Editor’s note: this post is the second part of a series. The first part reviewed a beginner’s book, New Best Recipe.
So you can make dinner without needing to follow a recipe to the letter. When you look at a recipe, instructions like “until properly cooked” no longer scare you. You can look at a recipe and have a pretty good idea whether or not you will like it before you cook it. Congratulations, you’ve made it to intermediate. Now how do you get better? Well, you can continue to follow recipes. You can continue to experiment and put an assortment of ingredients in to a pan together, and I recommend you do, but if you want to make the next leap, you need a whole lot more “how” in your vocabulary.

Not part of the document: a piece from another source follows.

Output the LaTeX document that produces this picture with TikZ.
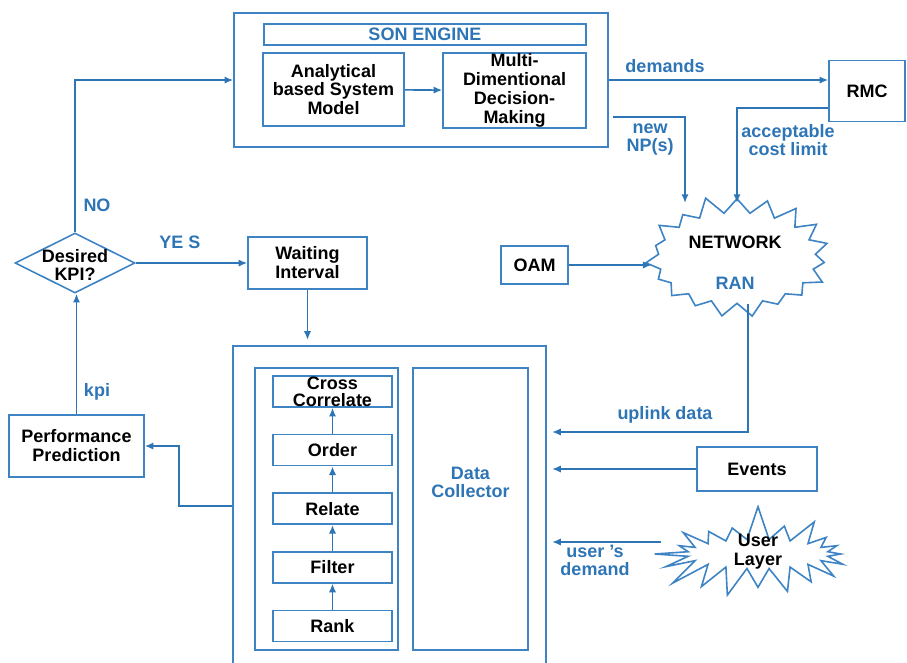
\documentclass[tikz,border=0pt]{standalone}
\usepackage{fontspec}
\setmainfont{Liberation Sans}
\usetikzlibrary{arrows.meta, positioning, shapes.geometric, shapes.symbols}
\definecolor{sonblue}{RGB}{46,117,182}
\definecolor{lineblue}{RGB}{62,132,196}

\begin{document}
\begin{tikzpicture}[x=0.75pt, y=-0.75pt,
		box/.style={draw=lineblue, line width=1.2pt, align=center, inner sep=0pt,
			font=\bfseries\fontsize{13.5}{14.2}\selectfont},
		stepbox/.style={box, minimum width=89.25pt, minimum height=23.25pt},
		lbl/.style={align=center, text=sonblue, inner sep=0pt,
			font=\bfseries\fontsize{13.5}{13.5}\selectfont},
		txt/.style={align=center, inner sep=0pt, font=\bfseries\fontsize{13.5}{14.2}\selectfont},
		star/.style={starburst, draw=lineblue, line width=1.2pt, inner sep=0pt},
		arrow/.style={-{Latex[length=6.5pt, width=5.5pt]}, line width=1.2pt, draw=sonblue},
		node distance=19.5pt
	]
		\useasboundingbox (0,0) rectangle (907,662);
		% SON engine
		\node[box, minimum width=280.5pt, minimum height=100.5pt] (son) at (421,80) {};
		\node[box, minimum width=241.5pt, minimum height=15.75pt, text=sonblue] (title) at (425,34.5) {SON ENGINE};
		\node[box, minimum width=105.75pt, minimum height=54.75pt] (ana) at (333.5,89.5) {Analytical\\based System\\Model};
		\node[box, minimum width=107.25pt, minimum height=56.25pt] (multi) at (514.5,90.5) {Multi-\\Dimentional\\Decision-\\Making};
		\draw[arrow] (ana) -- (multi);
		% right side
		\node[box, minimum width=57pt, minimum height=45.75pt] (rmc) at (867,91) {RMC};
		\node[star, minimum width=146pt, minimum height=96pt, starburst points=19,
			starburst point height=14pt, random starburst=11] (net) at (737,258) {};
		\node[txt] (nettxt) at (735,242) {NETWORK};
		\node[lbl] (rantxt) at (735,283) {RAN};
		\node[box, minimum width=50.25pt, minimum height=28.5pt] (oam) at (534.5,265) {OAM};
		\coordinate (npstart) at (613,117);
		\draw[arrow] (son.east) -- (son.east -| rmc.west);
		\draw[arrow] (npstart) -| ([xshift=-39pt, yshift=-4pt]net.north);
		\draw[arrow] ([yshift=-12.75pt]rmc.west) -| ([yshift=-4pt]net.north);
		\draw[arrow] (oam.east) -- (oam.east -| net.west);
		\node[lbl] (ldemands) at (665,66) {demands};
		\node[lbl] (lnewnp) at (650,140) {new\\NP(s)};
		\node[lbl] (lcost) at (788,140) {acceptable\\cost limit};
		% decision loop
		\node[diamond, draw=lineblue, line width=1.2pt, minimum width=90pt, minimum height=45pt,
			inner sep=0pt] (kpiq) at (75,263) {};
		\node[txt] (kpiqtxt) at (75,265) {Desired\\KPI?};
		\node[box, minimum width=89.25pt, minimum height=39pt] (wait) at (307.5,263) {Waiting\\Interval};
		\node[box, minimum width=101.25pt, minimum height=46.5pt] (perf) at (76.5,446) {Performance\\Prediction};
		\draw[arrow] (kpiq.north) |- (son.west);
		\draw[arrow] (kpiq.east) -- (wait.west);
		\draw[arrow] (perf.north) -- (perf.north |- kpiq.south);
		\node[lbl] (lno) at (97,205) {NO};
		\node[lbl] (lyes) at (180,242) {YE S};
		\node[lbl] (lkpi) at (97,392) {kpi};
		% data collection block
		\node[box, minimum width=234.75pt, minimum height=240pt] (big) at (389.5,506) {};
		\node[box, minimum width=107.25pt, minimum height=211.5pt] (chain) at (326.5,509) {};
		\node[box, minimum width=86.25pt, minimum height=211.5pt,
			label={[lbl, yshift=20pt]center:Data\\Collector}] (dc) at (470.5,509) {};
		\node[stepbox, label={[txt, font=\bfseries\fontsize{13.5}{13}\selectfont]center:Cross\\Correlate}] (cross) at (332.5,391.5) {};
		\node[stepbox, below=of cross] (order) {Order};
		\node[stepbox, below=of order] (relate) {Relate};
		\node[stepbox, below=of relate] (filter) {Filter};
		\node[stepbox, below=of filter] (rank) {Rank};
		\foreach \a/\b in {rank/filter,filter/relate,relate/order,order/cross}
			\draw[arrow] (\a) -- (\b);
		\draw[arrow, shorten >=4pt] (wait.south) -- (wait.south |- big.north);
		\draw[arrow] (big.west) -- ++(-53,0) |- (perf.east);
		% inputs
		\node[box, minimum width=90pt, minimum height=33pt] (events) at (757,469) {Events};
		\node[star, minimum width=160pt, minimum height=76pt, starburst points=20,
			starburst point height=27pt, random starburst=7] (user) at (758,554) {};
		\node[txt] (usertxt) at (758,552) {User\\Layer};
		\coordinate (bigin) at ([xshift=4pt]big.east);
		\coordinate (upin) at ([yshift=55.5pt]bigin);
		\coordinate (ustart) at ([xshift=-73pt, yshift=9pt]user.center);
		\draw[arrow] ([xshift=8.25pt]net.south) |- (upin);
		\draw[arrow] (events.west) -- (events.west -| bigin);
		\draw[arrow] (ustart) -- (ustart -| bigin);
		\node[lbl] (luplink) at (665,415) {uplink data};
		\node[lbl] (luser) at (595,560) {user 's\\demand};
	\end{tikzpicture}
\end{document}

What I found I was missing to get to the next level was understanding the basics of recipes where the ingredients or process were essential. Sure, you can make a sauce by throwing some things in the pan and cooking things in approximately the right order, you can get a lot better at that through practice too, but you can’t bake a cake like that. I couldn’t, through osmosis, decode the structure of bread or pasta the same way I could a stir fry. Even more frustrating, certain recipes seemed to be grossly inconsistent with variable methods and variable results. While I could look at a recipe for a lamb stew and have a good idea how it would turn out, raisin scones were a mystery. This book turned out to be the key to unlocking those riddles.
Ratio gives you the building blocks of dozens of popular dishes, expressed through the ratios of the ingredients. You could almost stop at the cover, a detailed diagram of ratios for common dishes like pasta, bread, or cake, but that would be selling this book short. This book dives in to how. It’s less a recipe book and more an architectural diagram. Forget learning a recipe for dark chocolate cake with raspberry filling and butter cream icing, let’s learn how to make a cake, the essential item, and be free to adapt as we see fit.
The book starts with a discussion of the scale as the ideal measuring tool because of its certitude. A cup of flour is not a cup of flour as it turns out. If you don’t believe me, go get a measuring cup and spoon flour in to it until it’s full. That’s a cup, right? Well, maybe. Now push the flour down, pack it tight and continue filling. You’ll be surprised at how much more flour you can add. Fortunately, an ounce of flour is always an ounce of flour. So using a scale gives us both a precise measurement and a common unit to define our ratios.
This book is definitely baking heavy, where the ratios are so much more important than, say, a curry, but there’s a decent swath of recipes. The focus lies, unsurprisingly, in dishes that require some level of precision; exactly the type of thing The New Best Recipe won’t teach you how to improvise.
If that’s enough to get you interested in the book, the index is the last piece of information you need, explaining exactly what you’ll learn:
- Doughs: Bread, Pasta, Pie, Biscuit, Cookie, pâte à choux
- Batters: Pound & Sponge Cake, Angel Food Cake, Quick Cakes, Crepe
- Stocks: Chicken, Veal, Beef, Fish, & Vegetable Stock; Clear Soups; Consommé
- Thickening with Starch: Roux, Beurre Manié, Slurry Meat: Sausage, Mousseline, Brine
- Fat Based Sauces: Mayonnaise, Vinaigrette, Hollandaise
- Custards: Custard, Crème Anglaise, Chocolate Sauce, Caramel Sauce
This book allowed me to start experimenting with a whole new class of recipe, things I felt I was missing the expertise to make, an expertise I wasn’t even sure how to attain. But it turns out, it’s not that hard. All you really need is a good explanation of the building blocks and at this point in your cooking, building blocks should be enough for you to create something delicious of your own.